Submitted by International Review on
This issue begins with Capitalism is a bankrupt system that must be overthrown, which addresses the damage being done at the levels of the economy and the environment, as well as the carnage wreaked by war and the generalised chaos engendered by a system in its death throes. This question is taken up in more historical depth in The age of catastrophes, the eighth part of our series on the decadence of capitalism.
As the deepening of the economic crisis pushes the bourgeoisie to increase its austerity attacks on the working class, and the working class begins to enter the struggle - though with difficulties - it is vital to recall the history of its past struggles. In the second part of the Hot Autumn in Italy, we analyse how the bourgeoisie was able to recuperate the situation in 1968-69, in particular the weaknesses and confusions present within the minorities of the class at the time.

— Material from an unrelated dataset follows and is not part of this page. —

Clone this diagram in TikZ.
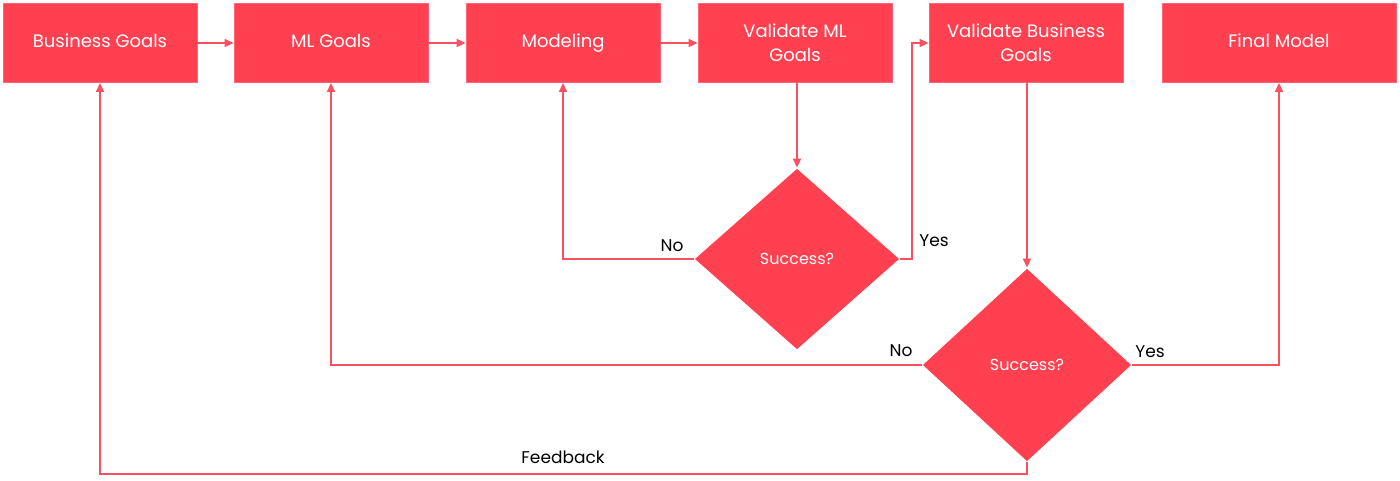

Even further back in the collective memory of the working class stands the shining torch of the Russian Revolution that remains a rich vein of lessons for the working class. The sixth part of the series What are workers' councils? looks back over the period 1917-21 and returns to the perennial question of why the Russian Revolution began to degenerate. The final article in this issue returns to the debates at the Third Congress of the Third international where the Russian left communist Workers' Group published its Manifesto, the second part of which took up the questions of the 'socialist' united front, the Theses of the Executive of the Communist International and the united front in countries where the proletariat has power.